▶
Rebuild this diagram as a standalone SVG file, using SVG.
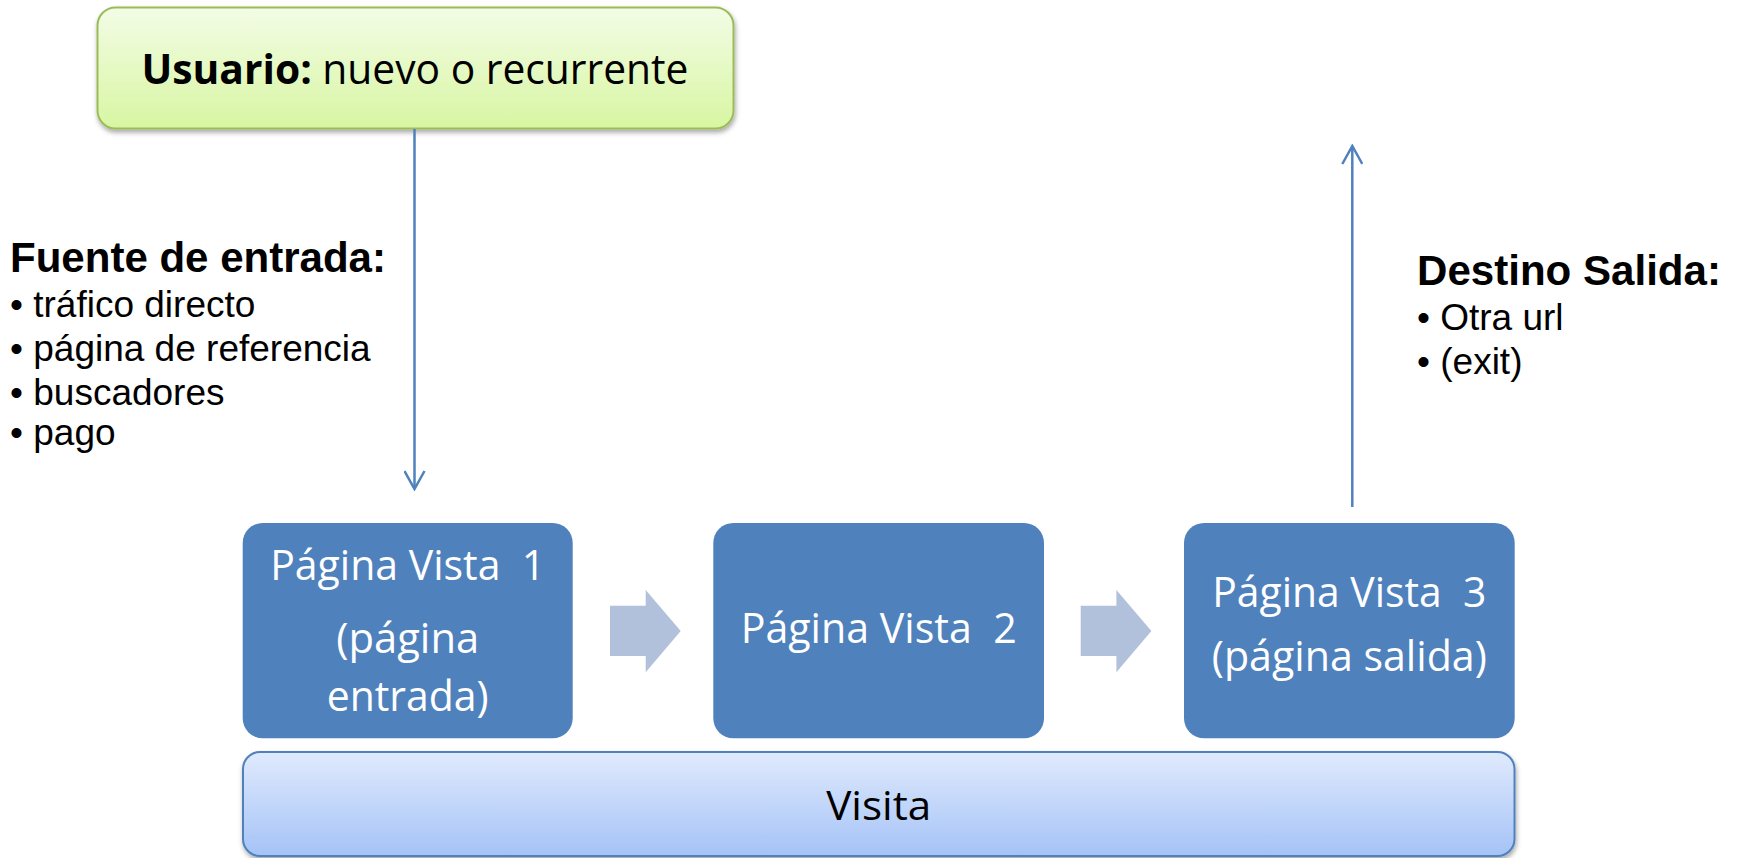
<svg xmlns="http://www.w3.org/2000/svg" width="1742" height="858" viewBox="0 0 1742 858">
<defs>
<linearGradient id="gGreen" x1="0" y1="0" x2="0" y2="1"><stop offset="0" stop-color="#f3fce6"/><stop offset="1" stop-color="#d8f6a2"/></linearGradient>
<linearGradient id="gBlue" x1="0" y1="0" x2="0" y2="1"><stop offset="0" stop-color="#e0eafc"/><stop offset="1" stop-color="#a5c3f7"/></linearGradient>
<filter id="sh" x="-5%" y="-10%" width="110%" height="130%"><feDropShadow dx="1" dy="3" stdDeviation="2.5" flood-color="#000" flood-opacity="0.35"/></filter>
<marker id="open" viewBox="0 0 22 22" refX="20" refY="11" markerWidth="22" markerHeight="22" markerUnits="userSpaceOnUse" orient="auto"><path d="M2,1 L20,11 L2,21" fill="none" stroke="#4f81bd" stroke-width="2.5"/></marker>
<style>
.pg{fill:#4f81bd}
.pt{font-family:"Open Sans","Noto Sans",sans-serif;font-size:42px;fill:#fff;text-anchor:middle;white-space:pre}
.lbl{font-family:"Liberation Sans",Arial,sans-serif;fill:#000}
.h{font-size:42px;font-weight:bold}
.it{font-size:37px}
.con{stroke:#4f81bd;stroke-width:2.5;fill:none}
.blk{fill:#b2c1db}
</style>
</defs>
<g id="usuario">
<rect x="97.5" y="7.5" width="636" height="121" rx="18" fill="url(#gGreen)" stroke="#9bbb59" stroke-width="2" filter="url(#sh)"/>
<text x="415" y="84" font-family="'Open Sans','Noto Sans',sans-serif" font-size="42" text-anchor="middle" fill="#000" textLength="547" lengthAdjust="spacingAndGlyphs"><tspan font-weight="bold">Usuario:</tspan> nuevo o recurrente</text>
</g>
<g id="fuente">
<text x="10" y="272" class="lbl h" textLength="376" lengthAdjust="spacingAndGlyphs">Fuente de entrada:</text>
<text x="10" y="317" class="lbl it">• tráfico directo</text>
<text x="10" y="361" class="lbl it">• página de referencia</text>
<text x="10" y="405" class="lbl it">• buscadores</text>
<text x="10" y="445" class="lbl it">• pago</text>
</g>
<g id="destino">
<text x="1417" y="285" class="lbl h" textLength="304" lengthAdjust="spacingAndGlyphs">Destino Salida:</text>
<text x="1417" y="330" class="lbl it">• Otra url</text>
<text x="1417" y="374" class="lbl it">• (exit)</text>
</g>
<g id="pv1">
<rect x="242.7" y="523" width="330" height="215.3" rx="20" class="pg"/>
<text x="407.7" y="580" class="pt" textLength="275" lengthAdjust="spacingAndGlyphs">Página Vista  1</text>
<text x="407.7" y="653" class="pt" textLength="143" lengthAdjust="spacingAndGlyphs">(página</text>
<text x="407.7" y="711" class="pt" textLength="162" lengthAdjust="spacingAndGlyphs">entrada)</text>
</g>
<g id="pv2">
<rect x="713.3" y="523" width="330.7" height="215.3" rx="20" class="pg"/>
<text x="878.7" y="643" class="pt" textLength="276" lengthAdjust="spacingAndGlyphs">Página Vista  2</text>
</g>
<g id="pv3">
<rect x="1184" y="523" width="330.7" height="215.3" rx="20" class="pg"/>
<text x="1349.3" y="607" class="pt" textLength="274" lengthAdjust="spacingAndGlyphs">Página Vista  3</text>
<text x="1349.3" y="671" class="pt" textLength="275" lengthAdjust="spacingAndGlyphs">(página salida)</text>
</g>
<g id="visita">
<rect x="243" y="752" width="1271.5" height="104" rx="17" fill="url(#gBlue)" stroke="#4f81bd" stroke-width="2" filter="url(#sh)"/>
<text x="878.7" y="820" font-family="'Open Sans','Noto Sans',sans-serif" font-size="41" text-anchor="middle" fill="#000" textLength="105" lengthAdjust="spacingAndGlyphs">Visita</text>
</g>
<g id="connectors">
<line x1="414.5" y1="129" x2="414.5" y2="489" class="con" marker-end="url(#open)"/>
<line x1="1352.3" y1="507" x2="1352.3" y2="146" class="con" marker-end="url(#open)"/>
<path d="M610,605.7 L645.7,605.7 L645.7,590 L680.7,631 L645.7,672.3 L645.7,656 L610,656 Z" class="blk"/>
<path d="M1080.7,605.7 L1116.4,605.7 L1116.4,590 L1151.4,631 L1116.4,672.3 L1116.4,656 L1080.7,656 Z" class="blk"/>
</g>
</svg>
◀
**TASK**
Copy every line of the data exactly as written, excluding the pictures.

**RESULT FOR THIS TASK**
Rebuild this diagram as a standalone SVG file, using SVG.
<svg xmlns="http://www.w3.org/2000/svg" width="1742" height="858" viewBox="0 0 1742 858">
<defs>
<linearGradient id="gGreen" x1="0" y1="0" x2="0" y2="1"><stop offset="0" stop-color="#f3fce6"/><stop offset="1" stop-color="#d8f6a2"/></linearGradient>
<linearGradient id="gBlue" x1="0" y1="0" x2="0" y2="1"><stop offset="0" stop-color="#e0eafc"/><stop offset="1" stop-color="#a5c3f7"/></linearGradient>
<filter id="sh" x="-5%" y="-10%" width="110%" height="130%"><feDropShadow dx="1" dy="3" stdDeviation="2.5" flood-color="#000" flood-opacity="0.35"/></filter>
<marker id="open" viewBox="0 0 22 22" refX="20" refY="11" markerWidth="22" markerHeight="22" markerUnits="userSpaceOnUse" orient="auto"><path d="M2,1 L20,11 L2,21" fill="none" stroke="#4f81bd" stroke-width="2.5"/></marker>
<style>
.pg{fill:#4f81bd}
.pt{font-family:"Open Sans","Noto Sans",sans-serif;font-size:42px;fill:#fff;text-anchor:middle;white-space:pre}
.lbl{font-family:"Liberation Sans",Arial,sans-serif;fill:#000}
.h{font-size:42px;font-weight:bold}
.it{font-size:37px}
.con{stroke:#4f81bd;stroke-width:2.5;fill:none}
.blk{fill:#b2c1db}
</style>
</defs>
<g id="usuario">
<rect x="97.5" y="7.5" width="636" height="121" rx="18" fill="url(#gGreen)" stroke="#9bbb59" stroke-width="2" filter="url(#sh)"/>
<text x="415" y="84" font-family="'Open Sans','Noto Sans',sans-serif" font-size="42" text-anchor="middle" fill="#000" textLength="547" lengthAdjust="spacingAndGlyphs"><tspan font-weight="bold">Usuario:</tspan> nuevo o recurrente</text>
</g>
<g id="fuente">
<text x="10" y="272" class="lbl h" textLength="376" lengthAdjust="spacingAndGlyphs">Fuente de entrada:</text>
<text x="10" y="317" class="lbl it">• tráfico directo</text>
<text x="10" y="361" class="lbl it">• página de referencia</text>
<text x="10" y="405" class="lbl it">• buscadores</text>
<text x="10" y="445" class="lbl it">• pago</text>
</g>
<g id="destino">
<text x="1417" y="285" class="lbl h" textLength="304" lengthAdjust="spacingAndGlyphs">Destino Salida:</text>
<text x="1417" y="330" class="lbl it">• Otra url</text>
<text x="1417" y="374" class="lbl it">• (exit)</text>
</g>
<g id="pv1">
<rect x="242.7" y="523" width="330" height="215.3" rx="20" class="pg"/>
<text x="407.7" y="580" class="pt" textLength="275" lengthAdjust="spacingAndGlyphs">Página Vista  1</text>
<text x="407.7" y="653" class="pt" textLength="143" lengthAdjust="spacingAndGlyphs">(página</text>
<text x="407.7" y="711" class="pt" textLength="162" lengthAdjust="spacingAndGlyphs">entrada)</text>
</g>
<g id="pv2">
<rect x="713.3" y="523" width="330.7" height="215.3" rx="20" class="pg"/>
<text x="878.7" y="643" class="pt" textLength="276" lengthAdjust="spacingAndGlyphs">Página Vista  2</text>
</g>
<g id="pv3">
<rect x="1184" y="523" width="330.7" height="215.3" rx="20" class="pg"/>
<text x="1349.3" y="607" class="pt" textLength="274" lengthAdjust="spacingAndGlyphs">Página Vista  3</text>
<text x="1349.3" y="671" class="pt" textLength="275" lengthAdjust="spacingAndGlyphs">(página salida)</text>
</g>
<g id="visita">
<rect x="243" y="752" width="1271.5" height="104" rx="17" fill="url(#gBlue)" stroke="#4f81bd" stroke-width="2" filter="url(#sh)"/>
<text x="878.7" y="820" font-family="'Open Sans','Noto Sans',sans-serif" font-size="41" text-anchor="middle" fill="#000" textLength="105" lengthAdjust="spacingAndGlyphs">Visita</text>
</g>
<g id="connectors">
<line x1="414.5" y1="129" x2="414.5" y2="489" class="con" marker-end="url(#open)"/>
<line x1="1352.3" y1="507" x2="1352.3" y2="146" class="con" marker-end="url(#open)"/>
<path d="M610,605.7 L645.7,605.7 L645.7,590 L680.7,631 L645.7,672.3 L645.7,656 L610,656 Z" class="blk"/>
<path d="M1080.7,605.7 L1116.4,605.7 L1116.4,590 L1151.4,631 L1116.4,672.3 L1116.4,656 L1080.7,656 Z" class="blk"/>
</g>
</svg>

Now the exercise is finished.